* Data block *
= = = =
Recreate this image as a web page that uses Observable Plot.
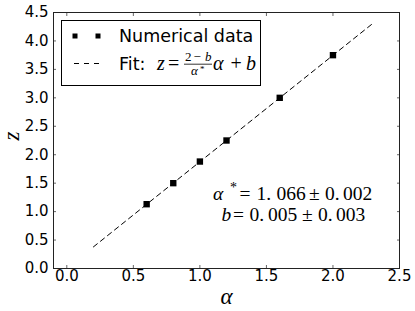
<!DOCTYPE html>
<html><head><meta charset="utf-8">
<script src="https://cdn.jsdelivr.net/npm/d3@7"></script>
<script src="https://cdn.jsdelivr.net/npm/@observablehq/plot@0.6"></script>
<style>body{margin:0;background:#fff} .ser{font-family:"Liberation Serif","DejaVu Serif",serif !important;}</style>
</head><body><div id="chart"></div>
<script>
// ---- data ----
const alphaValues = [0.6, 0.8, 1.0, 1.2, 1.6, 2.0];
const zValues = [1.13, 1.50, 1.88, 2.25, 3.00, 3.75];
const fitAlpha = [0.2, 2.29];
const fitZ = [0.38, 4.29];
const xTicks = [0, 0.5, 1.0, 1.5, 2.0, 2.5];
const yTicks = [0, 0.5, 1.0, 1.5, 2.0, 2.5, 3.0, 3.5, 4.0, 4.5];
const legendLabels = ["Numerical data", "Fit:"];
const xLabel = "α";
const yLabel = "z";

const points = alphaValues.map((a, i) => ({a, z: zValues[i]}));
const fit = fitAlpha.map((a, i) => ({a, z: fitZ[i]}));
const sans = "DejaVu Sans";
const fmt = d3.format(".1f");

const plot = Plot.plot({
  width: 415, height: 311,
  marginLeft: 53, marginRight: 16, marginTop: 12, marginBottom: 43,
  style: {fontFamily: sans, background: "#fff", color: "#000"},
  x: {domain: [-0.1, 2.5]},
  y: {domain: [0, 4.5]},
  marks: [
    Plot.line(fit, {x: "a", y: "z", stroke: "#000", strokeWidth: 1, strokeDasharray: "5,4"}),
    Plot.dot(points, {x: "a", y: "z", symbol: "square", r: 3.6, fill: "#000", stroke: null}),
    Plot.axisX(xTicks, {tickSize: 0, tickPadding: 2, tickFormat: fmt, fontSize: 15, label: null}),
    Plot.axisY(yTicks, {tickSize: 0, tickPadding: 5, tickFormat: fmt, fontSize: 15, label: null}),
    Plot.axisX(xTicks, {tickSize: -3, fill: null, label: null, stroke: "#666"}),
    Plot.axisX(xTicks, {anchor: "top", tickSize: -3, fill: null, label: null, stroke: "#666"}),
    Plot.axisY(yTicks, {tickSize: -3, fill: null, label: null, stroke: "#666"}),
    Plot.axisY(yTicks, {anchor: "right", tickSize: -3, fill: null, label: null, stroke: "#666"}),
    Plot.frame({stroke: "#222"}),
    Plot.text([xLabel], {frameAnchor: "bottom", dy: 35, fontSize: 23, fontStyle: "italic", className: "ser"}),
    Plot.text([yLabel], {frameAnchor: "left", dx: -42, rotate: -90, fontSize: 23, fontStyle: "italic", className: "ser"})
  ]
});
document.getElementById("chart").appendChild(plot);

const svg = d3.select(plot);
function seg(g, x, y, s, {size = 19.5, italic = false, serif = true, anchor = "start"} = {}) {
  const fam = serif ? "Liberation Serif" : "DejaVu Sans";
  return g.append("text").attr("x", x).attr("y", y)
    .attr("text-anchor", anchor).attr("fill", "#000").text(s)
    .attr("font-family", fam).attr("font-size", size).attr("font-style", italic ? "italic" : "normal")
    .style("font-family", `"${fam}"`).style("font-size", size + "px")
    .style("font-style", italic ? "italic" : "normal");
}

// legend
const lg = svg.append("g");
lg.append("rect").attr("x", 61.5).attr("y", 20.5).attr("width", 199).attr("height", 65)
  .attr("fill", "#fff").attr("stroke", "#000").attr("stroke-width", 1);
[75, 98].forEach(cx => lg.append("rect").attr("x", cx - 2.5).attr("y", 33.5).attr("width", 5).attr("height", 5).attr("fill", "#000"));
seg(lg, 119, 41.5, legendLabels[0], {size: 17.5, serif: false});
lg.append("line").attr("x1", 74).attr("x2", 99).attr("y1", 63.5).attr("y2", 63.5)
  .attr("stroke", "#000").attr("stroke-dasharray", "5,5");
seg(lg, 119, 69.5, legendLabels[1], {size: 17.5, serif: false});
seg(lg, 157, 69.5, "z", {italic: true, size: 20});
seg(lg, 168, 69.5, "=", {size: 20});
seg(lg, 185, 61, "2", {size: 13});
seg(lg, 193.5, 61, "−", {size: 13});
seg(lg, 205, 61, "b", {size: 13, italic: true});
lg.append("line").attr("x1", 184).attr("x2", 212).attr("y1", 64.2).attr("y2", 64.2).attr("stroke", "#000").attr("stroke-width", 0.8);
seg(lg, 191, 74.5, "α", {size: 13, italic: true});
seg(lg, 200, 72, "*", {size: 9});
seg(lg, 213, 69.5, "α", {size: 20, italic: true});
seg(lg, 230.5, 69.5, "+", {size: 20});
seg(lg, 246, 69.5, "b", {size: 20, italic: true});

// annotation
const an = svg.append("g");
seg(an, 213, 199.5, "α", {italic: true});
seg(an, 230, 192, "*", {size: 14});
seg(an, 239.5, 199.5, "=");
seg(an, 256.5, 199.5, "1.");
seg(an, 276.5, 199.5, "066");
seg(an, 309, 199.5, "±");
seg(an, 325, 199.5, "0.");
seg(an, 343, 199.5, "002");
seg(an, 221.5, 220.5, "b", {italic: true});
seg(an, 233, 220.5, "=");
seg(an, 249.5, 220.5, "0.");
seg(an, 268, 220.5, "005");
seg(an, 302, 220.5, "±");
seg(an, 318, 220.5, "0.");
seg(an, 336, 220.5, "003");
</script>
</body></html>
= = = =
* What this task involves *
Omit the pictures and output all of the other material exactly.

* Output for this task *
Recreate this image as a web page that uses Observable Plot.
<!DOCTYPE html>
<html><head><meta charset="utf-8">
<script src="https://cdn.jsdelivr.net/npm/d3@7"></script>
<script src="https://cdn.jsdelivr.net/npm/@observablehq/plot@0.6"></script>
<style>body{margin:0;background:#fff} .ser{font-family:"Liberation Serif","DejaVu Serif",serif !important;}</style>
</head><body><div id="chart"></div>
<script>
// ---- data ----
const alphaValues = [0.6, 0.8, 1.0, 1.2, 1.6, 2.0];
const zValues = [1.13, 1.50, 1.88, 2.25, 3.00, 3.75];
const fitAlpha = [0.2, 2.29];
const fitZ = [0.38, 4.29];
const xTicks = [0, 0.5, 1.0, 1.5, 2.0, 2.5];
const yTicks = [0, 0.5, 1.0, 1.5, 2.0, 2.5, 3.0, 3.5, 4.0, 4.5];
const legendLabels = ["Numerical data", "Fit:"];
const xLabel = "α";
const yLabel = "z";

const points = alphaValues.map((a, i) => ({a, z: zValues[i]}));
const fit = fitAlpha.map((a, i) => ({a, z: fitZ[i]}));
const sans = "DejaVu Sans";
const fmt = d3.format(".1f");

const plot = Plot.plot({
  width: 415, height: 311,
  marginLeft: 53, marginRight: 16, marginTop: 12, marginBottom: 43,
  style: {fontFamily: sans, background: "#fff", color: "#000"},
  x: {domain: [-0.1, 2.5]},
  y: {domain: [0, 4.5]},
  marks: [
    Plot.line(fit, {x: "a", y: "z", stroke: "#000", strokeWidth: 1, strokeDasharray: "5,4"}),
    Plot.dot(points, {x: "a", y: "z", symbol: "square", r: 3.6, fill: "#000", stroke: null}),
    Plot.axisX(xTicks, {tickSize: 0, tickPadding: 2, tickFormat: fmt, fontSize: 15, label: null}),
    Plot.axisY(yTicks, {tickSize: 0, tickPadding: 5, tickFormat: fmt, fontSize: 15, label: null}),
    Plot.axisX(xTicks, {tickSize: -3, fill: null, label: null, stroke: "#666"}),
    Plot.axisX(xTicks, {anchor: "top", tickSize: -3, fill: null, label: null, stroke: "#666"}),
    Plot.axisY(yTicks, {tickSize: -3, fill: null, label: null, stroke: "#666"}),
    Plot.axisY(yTicks, {anchor: "right", tickSize: -3, fill: null, label: null, stroke: "#666"}),
    Plot.frame({stroke: "#222"}),
    Plot.text([xLabel], {frameAnchor: "bottom", dy: 35, fontSize: 23, fontStyle: "italic", className: "ser"}),
    Plot.text([yLabel], {frameAnchor: "left", dx: -42, rotate: -90, fontSize: 23, fontStyle: "italic", className: "ser"})
  ]
});
document.getElementById("chart").appendChild(plot);

const svg = d3.select(plot);
function seg(g, x, y, s, {size = 19.5, italic = false, serif = true, anchor = "start"} = {}) {
  const fam = serif ? "Liberation Serif" : "DejaVu Sans";
  return g.append("text").attr("x", x).attr("y", y)
    .attr("text-anchor", anchor).attr("fill", "#000").text(s)
    .attr("font-family", fam).attr("font-size", size).attr("font-style", italic ? "italic" : "normal")
    .style("font-family", `"${fam}"`).style("font-size", size + "px")
    .style("font-style", italic ? "italic" : "normal");
}

// legend
const lg = svg.append("g");
lg.append("rect").attr("x", 61.5).attr("y", 20.5).attr("width", 199).attr("height", 65)
  .attr("fill", "#fff").attr("stroke", "#000").attr("stroke-width", 1);
[75, 98].forEach(cx => lg.append("rect").attr("x", cx - 2.5).attr("y", 33.5).attr("width", 5).attr("height", 5).attr("fill", "#000"));
seg(lg, 119, 41.5, legendLabels[0], {size: 17.5, serif: false});
lg.append("line").attr("x1", 74).attr("x2", 99).attr("y1", 63.5).attr("y2", 63.5)
  .attr("stroke", "#000").attr("stroke-dasharray", "5,5");
seg(lg, 119, 69.5, legendLabels[1], {size: 17.5, serif: false});
seg(lg, 157, 69.5, "z", {italic: true, size: 20});
seg(lg, 168, 69.5, "=", {size: 20});
seg(lg, 185, 61, "2", {size: 13});
seg(lg, 193.5, 61, "−", {size: 13});
seg(lg, 205, 61, "b", {size: 13, italic: true});
lg.append("line").attr("x1", 184).attr("x2", 212).attr("y1", 64.2).attr("y2", 64.2).attr("stroke", "#000").attr("stroke-width", 0.8);
seg(lg, 191, 74.5, "α", {size: 13, italic: true});
seg(lg, 200, 72, "*", {size: 9});
seg(lg, 213, 69.5, "α", {size: 20, italic: true});
seg(lg, 230.5, 69.5, "+", {size: 20});
seg(lg, 246, 69.5, "b", {size: 20, italic: true});

// annotation
const an = svg.append("g");
seg(an, 213, 199.5, "α", {italic: true});
seg(an, 230, 192, "*", {size: 14});
seg(an, 239.5, 199.5, "=");
seg(an, 256.5, 199.5, "1.");
seg(an, 276.5, 199.5, "066");
seg(an, 309, 199.5, "±");
seg(an, 325, 199.5, "0.");
seg(an, 343, 199.5, "002");
seg(an, 221.5, 220.5, "b", {italic: true});
seg(an, 233, 220.5, "=");
seg(an, 249.5, 220.5, "0.");
seg(an, 268, 220.5, "005");
seg(an, 302, 220.5, "±");
seg(an, 318, 220.5, "0.");
seg(an, 336, 220.5, "003");
</script>
</body></html>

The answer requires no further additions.